We are now entering the time in the Christian year when our eyes are turned to look forward. Where the Gospel and our other readings look ahead – not just to the Incarnation – the first coming of Christ – but to Christ’s return. We will hear words on Jesus’ lips that promise his return, parables that encourage us to be ready for that return. A return that has not taken place and which, at times, it seems might never take place.

It is true that all that the Gospels promise us has not yet been fulfilled. The death and resurrection of Christ are at the heart of our faith. Jesus has inaugurated his Kingdom here on earth. But we know that everything that the Kingdom stands for seems as far away today as it must have done in Jesus’ day.

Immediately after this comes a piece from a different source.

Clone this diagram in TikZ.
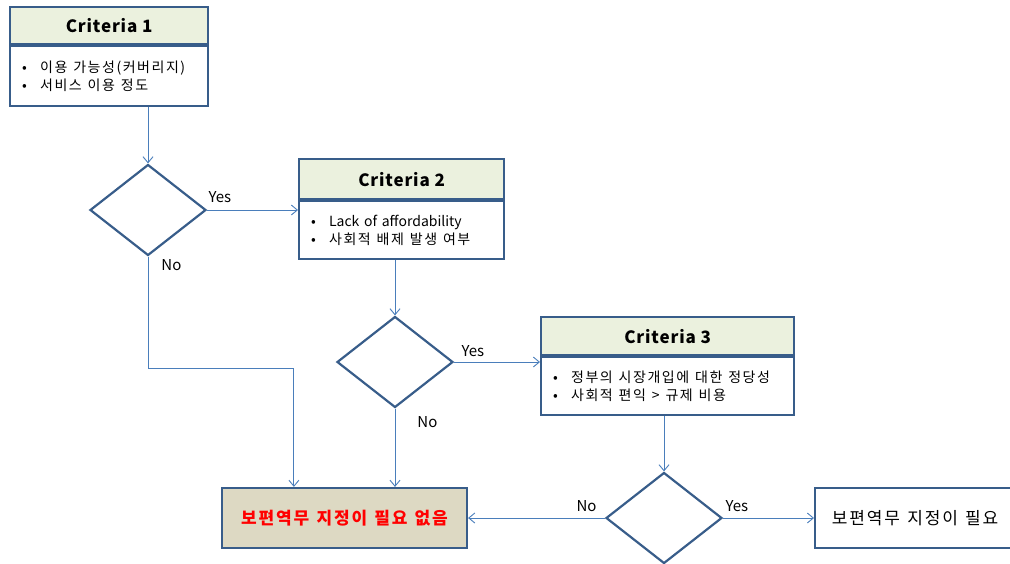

As we listen to Jesus words over the coming weeks, we will hear him emphasising that we are living in what we might call ‘in-between times’. As Jesus speaks, he seems to say, “My death and resurrection will inaugurate the Kingdom, but its final fruition is dependent on my return.”

He wants his listeners to know that their lives are lived within an on-going flow of history which reflects the purposes of God, a history which will come to an end in God’s good time. He wants them, and us, to realise that while we cannot know the time and place – God will bring all things to a final conclusion.

We live in the ‘now and not yet’ of God’s salvation history; looking forward with real hope to a time when history will finally be resolved, when Christ will come again. But living now with the reality of a world of complications, of joy and sadness, of hope and disappointment; a world where God is seen most clearly in the lives of those who love and serve him – even when serving God brings persecution and trouble. And so, John, in his epistle, says:

“Beloved, we are God’s children now; what we will be has not yet been revealed. What we do know is this: when Christ is revealed, we will be like him, for we will see him as he is.”

We are being transformed, made new, through our experiences in this life. Day by day, God is working that transformation in us. Our Gospel reading gives a shape to the transformed lives we are to live as God’s saints here in the present:

“Blessed,” says Jesus, “are those who are aware of the poverty of their own spirit – who realise just how easily good motives turn to bad. Blessed are those who mourn over their own weakness. Blessed are those who choose a path of meekness rather than power and self-aggrandisement. Blessed are those who hunger and thirst after righteousness. Blessed are all these because in doing so they will be changed, they will be renewed. The very characteristics that they long for, they will have. Blessed they will be, as they are merciful to others, as the purity of their motives and their heart becomes clear. Blessed they will be as they become courageous peacemakers.”

“Most blessed will they be,” says Jesus, “when they share something of my sufferings.” For through those sufferings they will be transformed and truly be the salt of the earth, lights in the darkness of a world which is longing for the acceptance and the love of God.